§ **DIRECTIONS FOR THIS TASK**:
Restate the material word for word and leave out anything that is a picture.
-- start of STORED DATA --
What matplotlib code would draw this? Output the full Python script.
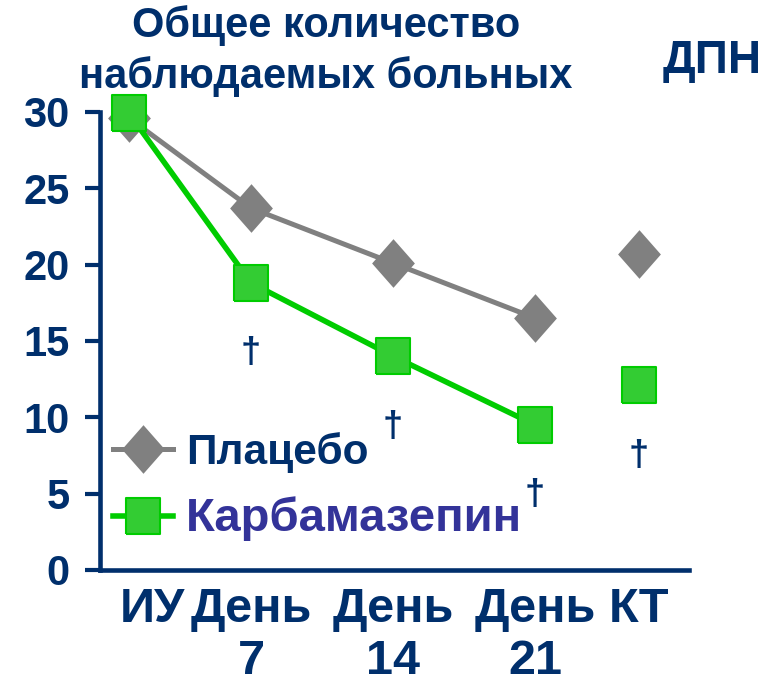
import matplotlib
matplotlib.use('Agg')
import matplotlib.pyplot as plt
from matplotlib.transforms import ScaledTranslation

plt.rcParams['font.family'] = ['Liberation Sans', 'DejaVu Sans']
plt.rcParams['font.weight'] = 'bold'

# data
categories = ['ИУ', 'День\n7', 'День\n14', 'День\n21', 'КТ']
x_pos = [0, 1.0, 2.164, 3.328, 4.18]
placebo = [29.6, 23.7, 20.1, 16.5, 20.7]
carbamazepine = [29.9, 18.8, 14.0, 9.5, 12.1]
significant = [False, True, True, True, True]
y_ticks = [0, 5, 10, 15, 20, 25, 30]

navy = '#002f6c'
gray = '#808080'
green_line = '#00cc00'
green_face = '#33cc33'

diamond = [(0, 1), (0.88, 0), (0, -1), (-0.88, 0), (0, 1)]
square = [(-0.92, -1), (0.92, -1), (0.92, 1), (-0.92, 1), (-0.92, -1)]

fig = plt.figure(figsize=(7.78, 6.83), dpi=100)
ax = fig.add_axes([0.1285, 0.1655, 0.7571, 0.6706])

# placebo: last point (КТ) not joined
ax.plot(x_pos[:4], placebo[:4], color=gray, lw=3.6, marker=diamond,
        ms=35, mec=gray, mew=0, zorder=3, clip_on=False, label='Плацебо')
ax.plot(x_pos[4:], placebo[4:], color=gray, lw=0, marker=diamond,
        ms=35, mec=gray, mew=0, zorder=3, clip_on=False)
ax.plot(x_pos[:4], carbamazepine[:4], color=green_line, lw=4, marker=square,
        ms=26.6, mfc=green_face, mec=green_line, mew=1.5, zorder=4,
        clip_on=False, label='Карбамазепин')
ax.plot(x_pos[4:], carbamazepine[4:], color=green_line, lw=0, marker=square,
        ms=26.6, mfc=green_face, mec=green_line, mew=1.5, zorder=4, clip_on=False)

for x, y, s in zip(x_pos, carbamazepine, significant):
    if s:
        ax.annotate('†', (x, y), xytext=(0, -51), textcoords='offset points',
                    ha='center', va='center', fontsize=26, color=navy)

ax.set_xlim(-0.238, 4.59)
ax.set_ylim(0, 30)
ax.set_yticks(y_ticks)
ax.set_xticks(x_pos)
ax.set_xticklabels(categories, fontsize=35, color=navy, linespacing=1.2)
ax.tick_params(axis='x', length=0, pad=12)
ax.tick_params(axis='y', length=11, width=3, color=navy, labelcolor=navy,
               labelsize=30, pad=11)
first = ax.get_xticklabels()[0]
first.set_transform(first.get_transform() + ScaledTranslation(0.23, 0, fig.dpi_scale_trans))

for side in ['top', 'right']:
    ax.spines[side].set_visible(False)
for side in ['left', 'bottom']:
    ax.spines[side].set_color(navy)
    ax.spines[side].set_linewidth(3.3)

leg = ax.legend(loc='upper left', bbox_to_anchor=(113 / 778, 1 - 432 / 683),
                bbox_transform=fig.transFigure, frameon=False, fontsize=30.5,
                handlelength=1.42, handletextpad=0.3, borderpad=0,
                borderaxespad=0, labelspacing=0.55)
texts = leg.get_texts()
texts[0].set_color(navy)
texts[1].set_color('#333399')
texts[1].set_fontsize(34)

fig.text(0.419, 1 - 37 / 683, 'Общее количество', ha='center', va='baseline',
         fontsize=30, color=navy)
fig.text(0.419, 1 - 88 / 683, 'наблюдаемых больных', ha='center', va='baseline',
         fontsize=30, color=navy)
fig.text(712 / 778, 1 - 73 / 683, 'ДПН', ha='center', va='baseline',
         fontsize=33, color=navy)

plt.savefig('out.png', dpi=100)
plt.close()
-- end of STORED DATA --
§ **RESULT OF THIS TASK**:
What matplotlib code would draw this? Output the full Python script.
import matplotlib
matplotlib.use('Agg')
import matplotlib.pyplot as plt
from matplotlib.transforms import ScaledTranslation

plt.rcParams['font.family'] = ['Liberation Sans', 'DejaVu Sans']
plt.rcParams['font.weight'] = 'bold'

# data
categories = ['ИУ', 'День\n7', 'День\n14', 'День\n21', 'КТ']
x_pos = [0, 1.0, 2.164, 3.328, 4.18]
placebo = [29.6, 23.7, 20.1, 16.5, 20.7]
carbamazepine = [29.9, 18.8, 14.0, 9.5, 12.1]
significant = [False, True, True, True, True]
y_ticks = [0, 5, 10, 15, 20, 25, 30]

navy = '#002f6c'
gray = '#808080'
green_line = '#00cc00'
green_face = '#33cc33'

diamond = [(0, 1), (0.88, 0), (0, -1), (-0.88, 0), (0, 1)]
square = [(-0.92, -1), (0.92, -1), (0.92, 1), (-0.92, 1), (-0.92, -1)]

fig = plt.figure(figsize=(7.78, 6.83), dpi=100)
ax = fig.add_axes([0.1285, 0.1655, 0.7571, 0.6706])

# placebo: last point (КТ) not joined
ax.plot(x_pos[:4], placebo[:4], color=gray, lw=3.6, marker=diamond,
        ms=35, mec=gray, mew=0, zorder=3, clip_on=False, label='Плацебо')
ax.plot(x_pos[4:], placebo[4:], color=gray, lw=0, marker=diamond,
        ms=35, mec=gray, mew=0, zorder=3, clip_on=False)
ax.plot(x_pos[:4], carbamazepine[:4], color=green_line, lw=4, marker=square,
        ms=26.6, mfc=green_face, mec=green_line, mew=1.5, zorder=4,
        clip_on=False, label='Карбамазепин')
ax.plot(x_pos[4:], carbamazepine[4:], color=green_line, lw=0, marker=square,
        ms=26.6, mfc=green_face, mec=green_line, mew=1.5, zorder=4, clip_on=False)

for x, y, s in zip(x_pos, carbamazepine, significant):
    if s:
        ax.annotate('†', (x, y), xytext=(0, -51), textcoords='offset points',
                    ha='center', va='center', fontsize=26, color=navy)

ax.set_xlim(-0.238, 4.59)
ax.set_ylim(0, 30)
ax.set_yticks(y_ticks)
ax.set_xticks(x_pos)
ax.set_xticklabels(categories, fontsize=35, color=navy, linespacing=1.2)
ax.tick_params(axis='x', length=0, pad=12)
ax.tick_params(axis='y', length=11, width=3, color=navy, labelcolor=navy,
               labelsize=30, pad=11)
first = ax.get_xticklabels()[0]
first.set_transform(first.get_transform() + ScaledTranslation(0.23, 0, fig.dpi_scale_trans))

for side in ['top', 'right']:
    ax.spines[side].set_visible(False)
for side in ['left', 'bottom']:
    ax.spines[side].set_color(navy)
    ax.spines[side].set_linewidth(3.3)

leg = ax.legend(loc='upper left', bbox_to_anchor=(113 / 778, 1 - 432 / 683),
                bbox_transform=fig.transFigure, frameon=False, fontsize=30.5,
                handlelength=1.42, handletextpad=0.3, borderpad=0,
                borderaxespad=0, labelspacing=0.55)
texts = leg.get_texts()
texts[0].set_color(navy)
texts[1].set_color('#333399')
texts[1].set_fontsize(34)

fig.text(0.419, 1 - 37 / 683, 'Общее количество', ha='center', va='baseline',
         fontsize=30, color=navy)
fig.text(0.419, 1 - 88 / 683, 'наблюдаемых больных', ha='center', va='baseline',
         fontsize=30, color=navy)
fig.text(712 / 778, 1 - 73 / 683, 'ДПН', ha='center', va='baseline',
         fontsize=33, color=navy)

plt.savefig('out.png', dpi=100)
plt.close()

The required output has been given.